** start Data excerpt **

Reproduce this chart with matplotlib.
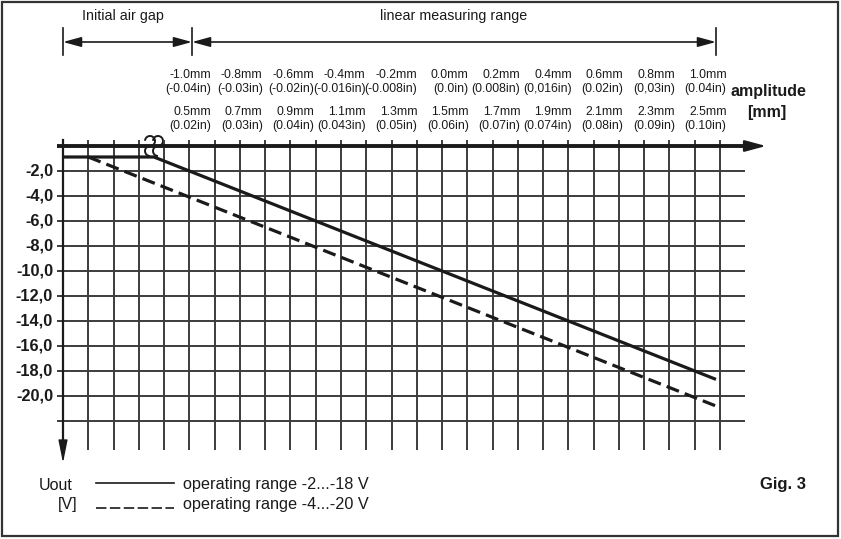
import matplotlib
matplotlib.use("Agg")
import matplotlib.pyplot as plt
from matplotlib.patches import Arc, Rectangle

plt.rcParams['font.family'] = ['Liberation Sans', 'DejaVu Sans']
plt.rcParams['lines.scale_dashes'] = False

# grid: x = air gap in mm (one column = 0.1 mm), y = output voltage in V
grid_mm = [i / 10 for i in range(27)]
grid_volts = [-2, -4, -6, -8, -10, -12, -14, -16, -18, -20, -22]
ytick_labels = ['-2,0', '-4,0', '-6,0', '-8,0', '-10,0', '-12,0', '-14,0',
                '-16,0', '-18,0', '-20,0']

# characteristic curves
solid_mm = [0.0, 0.36, 2.584]
solid_v = [-0.88, -0.88, -18.67]
dashed_mm = [0.10, 2.584]
dashed_v = [-0.88, -20.8]

# amplitude labels above the grid
row1_mm = ['-1.0mm', '-0.8mm', '-0.6mm', '-0.4mm', '-0.2mm', '0.0mm',
           '0.2mm', '0.4mm', '0.6mm', '0.8mm', '1.0mm']
row1_in = ['(-0.04in)', '(-0.03in)', '(-0.02in)', '(-0.016in)', '(-0.008in)',
           '(0.0in)', '(0.008in)', '(0,016in)', '(0.02in)', '(0,03in)', '(0.04in)']
row2_mm = ['0.5mm', '0.7mm', '0.9mm', '1.1mm', '1.3mm', '1.5mm',
           '1.7mm', '1.9mm', '2.1mm', '2.3mm', '2.5mm']
row2_in = ['(0.02in)', '(0.03in)', '(0.04in)', '(0.043in)', '(0.05in)',
           '(0.06in)', '(0.07in)', '(0.074in)', '(0.08in)', '(0.09in)', '(0.10in)']
label_gap = [0.5, 0.7, 0.9, 1.1, 1.3, 1.5, 1.7, 1.9, 2.1, 2.3, 2.5]

W, H = 841, 539
PX_MM = 252.7   # pixels per mm
PX_V = 12.5     # pixels per volt
X0, Y0 = 63, 146


def px(x, y):
    # pixel position -> data position (layout helper for annotations)
    return (x - X0) / PX_MM, (Y0 - y) / PX_V


fig = plt.figure(figsize=(W / 100, H / 100), dpi=100)
ax = fig.add_axes([0, 0, 1, 1])
ax.set_xlim(px(0, 0)[0], px(W, 0)[0])
ax.set_ylim(px(0, H)[1], px(0, 0)[1])
ax.axis('off')

gc = '#3c3c3c'
lc = '#1a1a1a'

# grid
ax.vlines(grid_mm[1:], px(0, 450)[1], px(0, 140)[1], color=gc, lw=1.4)
ax.hlines(grid_volts, px(57, 0)[0], px(745, 0)[0], color=gc, lw=1.4)

# top (x) axis with arrow
ax.plot([px(57, 0)[0], 2.70], [0, 0], color=lc, lw=2.8, solid_capstyle='butt')
ax.annotate('', xy=(px(766, 0)[0], 0), xytext=(2.68, 0),
            arrowprops=dict(arrowstyle='-|>,head_length=1.3,head_width=0.35',
                            mutation_scale=10, color=lc, lw=1.5,
                            shrinkA=0, shrinkB=0))
# left (y) axis pointing down
ax.plot([0, 0], [px(0, 140)[1], px(0, 445)[1]], color=lc, lw=1.6)
ax.annotate('', xy=(0, px(0, 463)[1]), xytext=(0, px(0, 440)[1]),
            arrowprops=dict(arrowstyle='-|>,head_length=1.4,head_width=0.28',
                            mutation_scale=10, color=lc, lw=1,
                            shrinkA=0, shrinkB=0))

# y tick labels
for v, t in zip(grid_volts, ytick_labels):
    ax.text(px(53, 0)[0], v, t, ha='right', va='center', fontsize=11.8,
            fontweight='bold', color=lc)

# curves
ax.plot(solid_mm, solid_v, color=lc, lw=2.3, solid_capstyle='butt')
ax.plot(dashed_mm, dashed_v, color=lc, lw=2.3, linestyle=(0, (9.5, 4.5)),
        dash_capstyle='butt')

# break marks on the flat part
for cx in (150, 158):
    x, y = px(cx, 141)
    ax.add_patch(Arc((x, y), 10 / PX_MM, 10 / PX_V, theta1=-90, theta2=140,
                     color=lc, lw=1.4))
    x, y = px(cx, 151)
    ax.add_patch(Arc((x, y), 10 / PX_MM, 10 / PX_V, theta1=90, theta2=270,
                     color=lc, lw=1.4))

# amplitude labels
for g, a, b, c, d in zip(label_gap, row1_mm, row1_in, row2_mm, row2_in):
    xr = g * 1.02 + 0.076
    for txt, yy in ((a, 75), (b, 89), (c, 112), (d, 126)):
        ax.text(xr, px(0, yy)[1], txt, ha='right', va='center',
                fontsize=8.8, color=lc)

ax.text(*px(730, 91), 'amplitude', ha='left', va='center', fontsize=11.5,
        fontweight='bold', color=lc)
ax.text(*px(767, 112), '[mm]', ha='center', va='center', fontsize=11.5,
        fontweight='bold', color=lc)

# dimension lines at the top
ax.text(*px(123, 16), 'Initial air gap', ha='center', va='center',
        fontsize=10.3, color=lc)
ax.text(*px(454, 16), 'linear measuring range', ha='center', va='center',
        fontsize=10.3, color=lc)
ydim = px(0, 42)[1]
for xb in (63, 192, 716):
    xx = px(xb, 0)[0]
    ax.plot([xx, xx], [px(0, 28)[1], px(0, 55)[1]], color=lc, lw=1.2)
for xa, xb in ((63, 192), (192, 716)):
    ax.annotate('', xy=(px(xb, 0)[0], ydim), xytext=(px(xa, 0)[0], ydim),
                arrowprops=dict(arrowstyle='<|-|>,head_length=1.1,head_width=0.3',
                                mutation_scale=10, color=lc, lw=1.2,
                                shrinkA=0, shrinkB=0))

# legend
ax.text(*px(39, 485), 'Uout', ha='left', va='center', fontsize=11.5, color=lc)
ax.text(*px(77, 504), '[V]', ha='right', va='center', fontsize=11.5, color=lc)
ax.plot([px(96, 0)[0], px(174, 0)[0]], [px(0, 483)[1]] * 2, color=lc, lw=1.2)
ax.plot([px(96, 0)[0], px(174, 0)[0]], [px(0, 508)[1]] * 2, color=lc, lw=1.2,
        linestyle=(0, (7.5, 2.5)))
ax.text(*px(183, 485), 'operating range -2...-18 V', ha='left', va='center',
        fontsize=11.7, color=lc)
ax.text(*px(183, 504), 'operating range -4...-20 V', ha='left', va='center',
        fontsize=11.7, color=lc)
ax.text(*px(806, 484), 'Gig. 3', ha='right', va='center', fontsize=12,
        fontweight='bold', color=lc)

# frame around the whole picture
fig.patches.append(Rectangle((1.5 / W, 3 / H), 836.5 / W, 534.5 / H,
                             transform=fig.transFigure, fill=False,
                             edgecolor='#333333', lw=1.6))

fig.savefig('out.png', dpi=100)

** end Data excerpt **

* Exercise brief:
Return only the lines from the start of the data through the line that contains "dashed_v = [-0.88, -20.8]", please, copying them exactly and omitting all pictures.

* Answer below:
Reproduce this chart with matplotlib.
import matplotlib
matplotlib.use("Agg")
import matplotlib.pyplot as plt
from matplotlib.patches import Arc, Rectangle

plt.rcParams['font.family'] = ['Liberation Sans', 'DejaVu Sans']
plt.rcParams['lines.scale_dashes'] = False

# grid: x = air gap in mm (one column = 0.1 mm), y = output voltage in V
grid_mm = [i / 10 for i in range(27)]
grid_volts = [-2, -4, -6, -8, -10, -12, -14, -16, -18, -20, -22]
ytick_labels = ['-2,0', '-4,0', '-6,0', '-8,0', '-10,0', '-12,0', '-14,0',
                '-16,0', '-18,0', '-20,0']

# characteristic curves
solid_mm = [0.0, 0.36, 2.584]
solid_v = [-0.88, -0.88, -18.67]
dashed_mm = [0.10, 2.584]
dashed_v = [-0.88, -20.8]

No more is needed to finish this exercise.